A escuridão de conflitos armados, de desigualdades gritantes, de violências contra os mais vulneráveis, e da devastação da criação é, de fato, uma noite espiritual e existencial. É a noite provocada por corações que perderam o rumo da luz, que já não escutam o grito do outro, nem o clamor da terra.

“Era noite” — e ainda é, quando o lucro vale mais do que vidas, quando as bombas falam mais alto que as pontes, quando rios morrem e povos são silenciados.

Mas essa noite não é o fim

O Evangelho de João é profundamente simbólico, e sempre contrapõe luz e trevas. Mas nunca deixa a noite como última palavra. Porque a luz brilha nas trevas, e as trevas não a venceram (Jo 1,5). Mesmo quando a humanidade parece perdida, Deus continua oferecendo sua presença, sua Palavra, sua luz.

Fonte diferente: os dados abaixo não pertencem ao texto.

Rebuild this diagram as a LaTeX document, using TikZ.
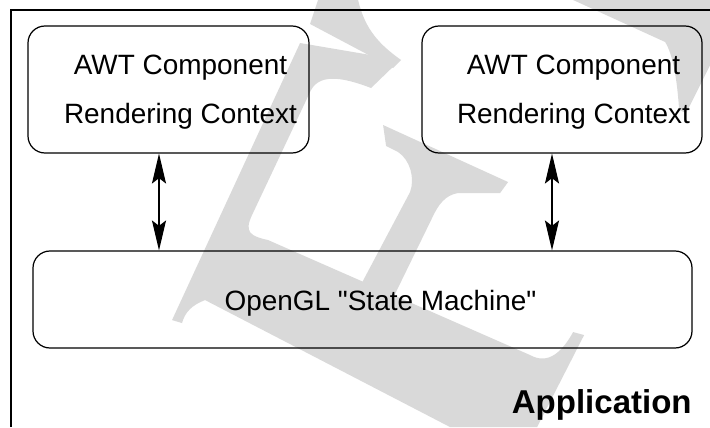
\documentclass[tikz,border=0pt]{standalone}
\usepackage{fontspec}
\setmainfont{Liberation Sans}
\newfontfamily\plainsans{Liberation Sans}
\usetikzlibrary{arrows.meta}

\definecolor{wmgray}{gray}{0.85}
\tikzset{
  ctx/.style={draw, rounded corners=0.34cm, line width=0.7pt, inner sep=0pt},
  lbl/.style={align=center, inner sep=0pt, font=\plainsans\fontsize{15.9pt}{27.9pt}\selectfont},
  link/.style={line width=0.7pt, {Stealth[length=17pt,width=8pt,inset=3pt]}-{Stealth[length=17pt,width=8pt,inset=3pt]}},
  wm/.style={fill=wmgray, draw=none}
}

\begin{document}
\begin{tikzpicture}
  \useasboundingbox (0,0) rectangle (14.2,8.54);
  % watermark
  \begin{scope}[x=0.02cm, y=-0.02cm, yshift=8.54cm]
    \path[wm] (318,0) -- (358,0) .. controls (365,30) and (380,45) .. (401,60) -- (393,68) -- (310,24) -- cycle;
    \path[wm] (300,43) -- (400,60) -- (371,88) .. controls (340,76) and (318,74) .. (310,92) -- (252,215) .. controls (244,232) and (250,236) .. (268,240) -- (530,355) .. controls (548,365) and (562,352) .. (573,332) -- (584,335) -- (537,427) -- (450,427) -- (205,300) .. controls (192,305) and (185,312) .. (182,323) -- (172,320) -- cycle;
    \path[wm] (383,125) -- (508,182) -- (500,193) -- (458,193) .. controls (445,195) and (438,205) .. (432,218) -- (392,300) -- (358,290) -- (410,192) .. controls (415,178) and (410,160) .. (398,152) -- (386,146) -- cycle;
    \path[wm] (573,0) -- (710,0) -- (710,65) -- (686,113) -- (679,110) .. controls (677,80) and (673,55) .. (665,42) -- cycle;
  \end{scope}
  \draw[line width=0.6pt] (0.22,0) -- (0.22,8.34) -- (14.2,8.34);
  \node[ctx, minimum width=5.62cm, minimum height=2.54cm] (ctxL) at (3.37,6.75) {};
  \node[ctx, minimum width=5.6cm, minimum height=2.54cm] (ctxR) at (11.24,6.75) {};
  \node[ctx, minimum width=13.18cm, minimum height=1.94cm] (gl) at (7.25,2.55) {};
  \node[lbl] (ctxLtxt) at (3.61,6.70) {AWT Component\\Rendering Context};
  \node[lbl] (ctxRtxt) at (11.47,6.70) {AWT Component\\Rendering Context};
  \node[lbl, anchor=base] (gltxt) at (7.61,2.34) {OpenGL "State Machine"};
  \node[anchor=base east, inner sep=0pt, font=\fontsize{18.8pt}{22pt}\selectfont\bfseries] (app) at (13.84,0.28) {Application};
  \coordinate (jL) at ([xshift=-0.19cm]ctxL.south);
  \coordinate (jR) at ([xshift=-0.2cm]ctxR.south);
  \draw[link] (jL) -- (jL |- gl.north);
  \draw[link] (jR) -- (jR |- gl.north);
\end{tikzpicture}
\end{document}
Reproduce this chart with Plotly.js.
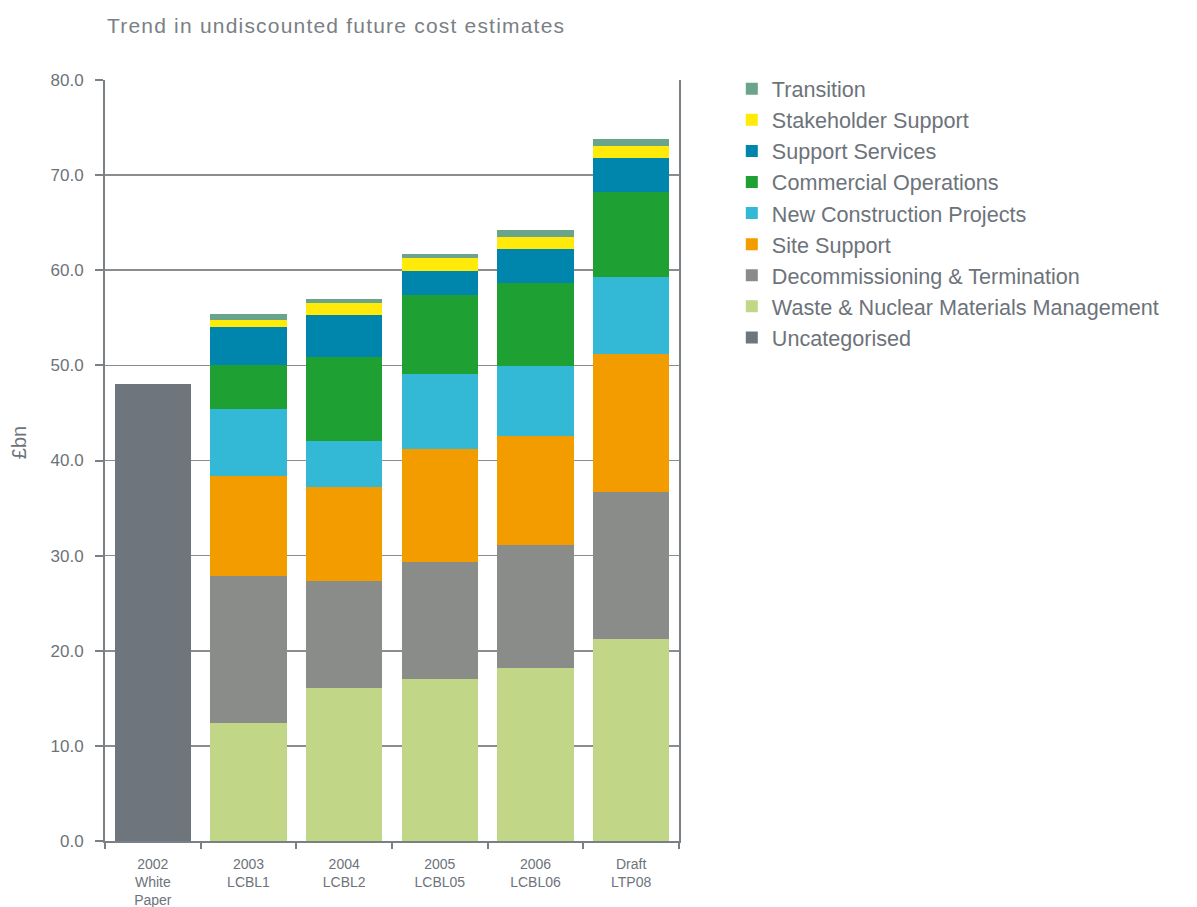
<!DOCTYPE html>
<html>
<head>
<meta charset="utf-8">
<script src="https://cdn.plot.ly/plotly-3.0.1.min.js"></script>
<style>
html,body{margin:0;padding:0;background:#fff;}
#chart{width:1197px;height:907px;}
#chart .gtitle{letter-spacing:1.2px;}
</style>
</head>
<body>
<div id="chart"></div>
<script>
const categories = ["2002<br>White<br>Paper", "2003<br>LCBL1", "2004<br>LCBL2", "2005<br>LCBL05", "2006<br>LCBL06", "Draft<br>LTP08"];

const uncategorised = [48.0, 0, 0, 0, 0, 0];
const wasteNuclear = [0, 12.4, 16.1, 17.0, 18.2, 21.2];
const decommissioning = [0, 15.5, 11.2, 12.3, 12.9, 15.5];
const siteSupport = [0, 10.5, 9.9, 11.9, 11.5, 14.5];
const newConstruction = [0, 7.0, 4.8, 7.9, 7.3, 8.1];
const commercialOps = [0, 4.6, 8.9, 8.3, 8.8, 8.9];
const supportServices = [0, 4.0, 4.4, 2.5, 3.5, 3.6];
const stakeholderSupport = [0, 0.8, 1.3, 1.4, 1.3, 1.3];
const transition = [0, 0.6, 0.4, 0.4, 0.7, 0.7];

const seriesNames = ["Uncategorised", "Waste & Nuclear Materials Management", "Decommissioning & Termination", "Site Support", "New Construction Projects", "Commercial Operations", "Support Services", "Stakeholder Support", "Transition"];
const seriesValues = [uncategorised, wasteNuclear, decommissioning, siteSupport, newConstruction, commercialOps, supportServices, stakeholderSupport, transition];
const seriesColors = ["#6e757c", "#c1d686", "#8a8c89", "#f39c00", "#33b9d6", "#1fa033", "#0085ad", "#ffea0a", "#6aa48a"];

const textColor = "#6d737a";
const axisColor = "#7b8085";
const fontFamily = "'Liberation Sans', Arial, sans-serif";

const traces = seriesNames.map((name, i) => ({
  type: "bar",
  name: name,
  x: categories,
  y: seriesValues[i],
  marker: {color: seriesColors[i], line: {width: 0}},
  hoverinfo: "name+y"
}));

const layout = {
  width: 1197,
  height: 907,
  barmode: "stack",
  bargap: 0.2,
  paper_bgcolor: "#ffffff",
  plot_bgcolor: "#ffffff",
  margin: {l: 105, r: 518, t: 80, b: 66, pad: 0},
  font: {family: fontFamily, color: textColor},
  title: {
    text: "Trend in undiscounted future cost estimates",
    font: {size: 21, color: "#7a8085", family: fontFamily},
    x: 0.0035, xref: "paper", xanchor: "left",
    y: 0.972, yref: "container", yanchor: "middle"
  },
  xaxis: {
    type: "category",
    showgrid: false,
    showline: true,
    linecolor: axisColor,
    linewidth: 2,
    ticks: "outside",
    tickson: "boundaries",
    ticklen: 6,
    tickwidth: 2,
    tickcolor: axisColor,
    tickfont: {size: 14, color: textColor, family: fontFamily},
    ticklabelstandoff: 9,
    mirror: false,
    fixedrange: true
  },
  yaxis: {
    range: [0, 80],
    dtick: 10,
    tickformat: ".1f",
    showgrid: true,
    gridcolor: "#8a8d8f",
    gridwidth: 1.6,
    showline: true,
    linecolor: axisColor,
    linewidth: 2,
    mirror: true,
    ticks: "outside",
    ticklen: 8,
    tickwidth: 2,
    tickcolor: axisColor,
    tickfont: {size: 17, color: textColor},
    ticklabelstandoff: 8,
    zeroline: false,
    fixedrange: true
  },
  legend: {
    x: 1.092, xanchor: "left",
    y: 1.0155, yanchor: "top",
    traceorder: "reversed",
    font: {size: 21.6, color: textColor, family: fontFamily},
    tracegroupgap: 0,
    bgcolor: "rgba(0,0,0,0)"
  },
  annotations: [{
    x: -0.15, xref: "paper", xanchor: "center",
    y: 0.524, yref: "paper", yanchor: "middle",
    text: "£bn", textangle: -90, showarrow: false,
    font: {size: 20, color: textColor, family: fontFamily}
  }],
  showlegend: true
};

Plotly.newPlot("chart", traces, layout, {displayModeBar: false, staticPlot: true});
</script>
</body>
</html>
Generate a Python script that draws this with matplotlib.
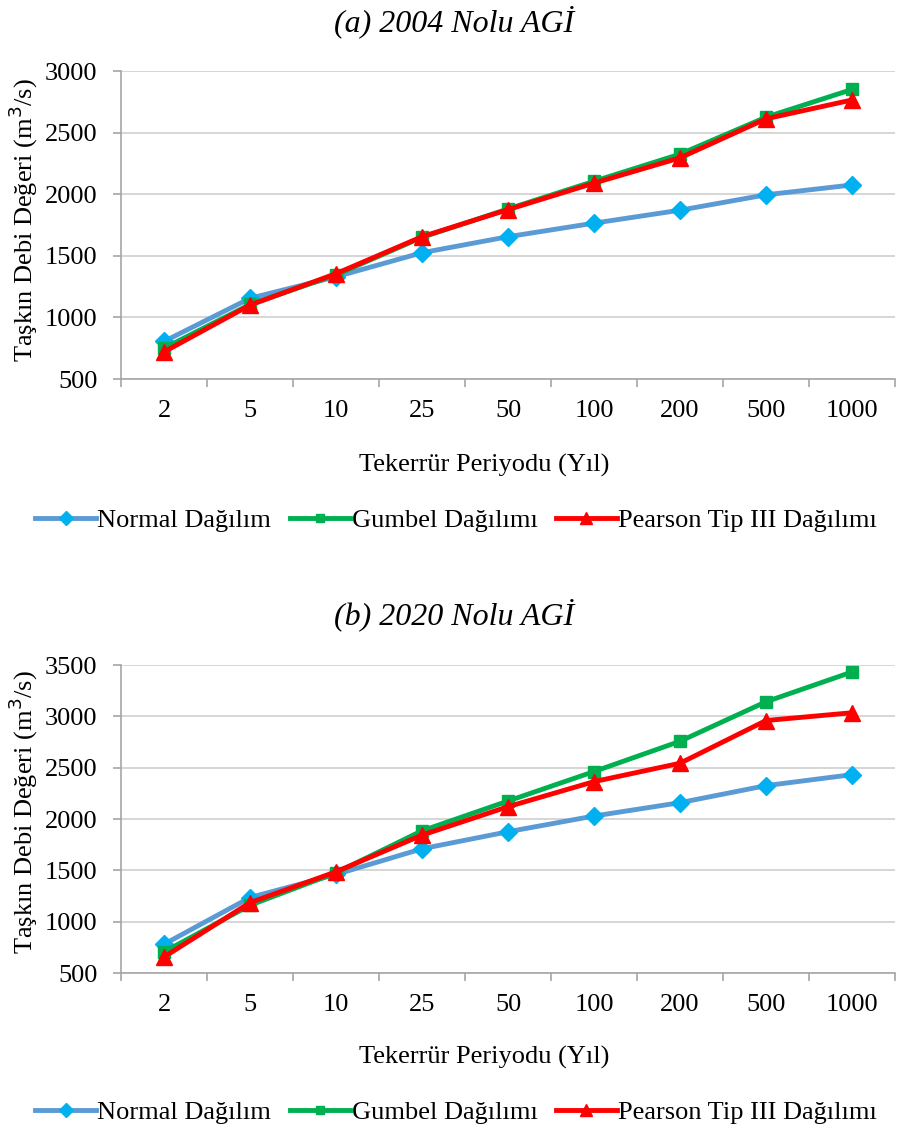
import matplotlib as mpl
mpl.use('Agg')
import matplotlib.pyplot as plt
from matplotlib.ticker import FixedLocator, NullFormatter

plt.rcParams['font.family'] = ['Liberation Serif', 'DejaVu Serif']

periods = ['2', '5', '10', '25', '50', '100', '200', '500', '1000']

# (a) 2004 Nolu AGI
normal_a = [805, 1155, 1330, 1525, 1655, 1765, 1870, 1995, 2075]
gumbel_a = [750, 1105, 1345, 1650, 1880, 2105, 2325, 2625, 2850]
pearson_a = [720, 1100, 1355, 1655, 1875, 2090, 2295, 2612, 2765]

# (b) 2020 Nolu AGI
normal_b = [780, 1235, 1460, 1710, 1876, 2029, 2159, 2325, 2432]
gumbel_b = [705, 1160, 1476, 1885, 2175, 2462, 2757, 3142, 3432]
pearson_b = [656, 1185, 1486, 1843, 2120, 2364, 2543, 2959, 3035]

series_names = ['Normal Dağılım', 'Gumbel Dağılımı', 'Pearson Tip III Dağılımı']
line_colors = ['#5B9BD5', '#00B050', '#FF0000']
marker_colors = ['#00B0F0', '#00B050', '#FF0000']
markers = ['D', 's', '^']
marker_sizes = [9, 8.5, 11]

W, H = 897, 1130
FS = 19
fig = plt.figure(figsize=(W / 100, H / 100), dpi=100)


def px(x, y):
    return x / W, 1 - y / H


def make_panel(top, data, ymin, ymax, title, title_y, ylab_y, xlab_y, legend_y):
    ax = fig.add_axes([121 / W, 1 - (top + 308) / H, 774 / W, 308 / H])
    x = list(range(len(periods)))
    handles = []
    for vals, lc, mc, m, ms, name in zip(data, line_colors, marker_colors,
                                         markers, marker_sizes, series_names):
        h, = ax.plot(x, vals, color=lc, lw=3.5, marker=m, ms=ms,
                     markerfacecolor=mc, markeredgecolor=mc, label=name)
        handles.append(h)
    ax.set_xlim(-0.5, len(periods) - 0.5)
    ax.set_ylim(ymin, ymax)
    ax.set_yticks(range(ymin, ymax + 1, 500))
    ax.set_xticks(x)
    ax.set_xticklabels(periods, fontsize=FS)
    ax.tick_params(axis='x', length=0, pad=15)
    ax.xaxis.set_minor_locator(FixedLocator([i - 0.5 for i in range(len(periods) + 1)]))
    ax.xaxis.set_minor_formatter(NullFormatter())
    ax.tick_params(axis='x', which='minor', length=6, color='#a6a6a6', width=1.2)
    ax.tick_params(axis='y', labelsize=FS, length=6, color='#a6a6a6', width=1.2, pad=11)
    ax.grid(axis='y', color='#d0d0d0', lw=1.2)
    ax.set_axisbelow(True)
    for s in ['top', 'right']:
        ax.spines[s].set_visible(False)
    for s in ['left', 'bottom']:
        ax.spines[s].set_color('#a6a6a6')
        ax.spines[s].set_linewidth(1.2)
    fig.text(*px(454, title_y), title, fontsize=23, style='italic',
             ha='center', va='center')
    fig.text(*px(23, ylab_y), 'Taşkın Debi Değeri (m$^3$/s)', fontsize=FS,
             rotation=90, ha='center', va='center')
    fig.text(*px(484, xlab_y), 'Tekerrür Periyodu (Yıl)', fontsize=FS,
             ha='center', va='center')
    fig.legend(handles=handles, loc='center', bbox_to_anchor=px(456, legend_y),
               ncol=3, frameon=False, fontsize=FS, handlelength=2.3,
               handletextpad=0.05, columnspacing=0.7, markerscale=0.75)
    return ax


make_panel(71, [normal_a, gumbel_a, pearson_a], 500, 3000,
           '(a) 2004 Nolu AGİ', 22, 220, 465, 520)
make_panel(665, [normal_b, gumbel_b, pearson_b], 500, 3500,
           '(b) 2020 Nolu AGİ', 615, 812, 1057, 1112)

fig.savefig('out.png', dpi=100)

Jesus entra na noite, não foge dela. Ele a atravessa — traído, humilhado, crucificado — para redimir a escuridão do mundo com o brilho do amor radical. E esse é o convite para nós: ser pequenas luzes no meio dessa noite global.

Um apelo à consciência e à conversão coletiva

A frase “era noite” também é um espelho que incomoda. Ela nos pergunta:

  • Onde estamos escolhendo a noite como sociedade?
  • Por que ainda naturalizamos a violência, a miséria, a destruição da Terra?
  • Como podemos voltar à mesa da Ceia, onde o amor é servido, e a fraternidade é possível?

A resposta cristã não é o desespero, mas a vigilância ativa, a compaixão comprometida. Somos chamados a ser sentinelas da manhã, aqueles que, mesmo em meio à escuridão, mantêm acesa a chama da esperança.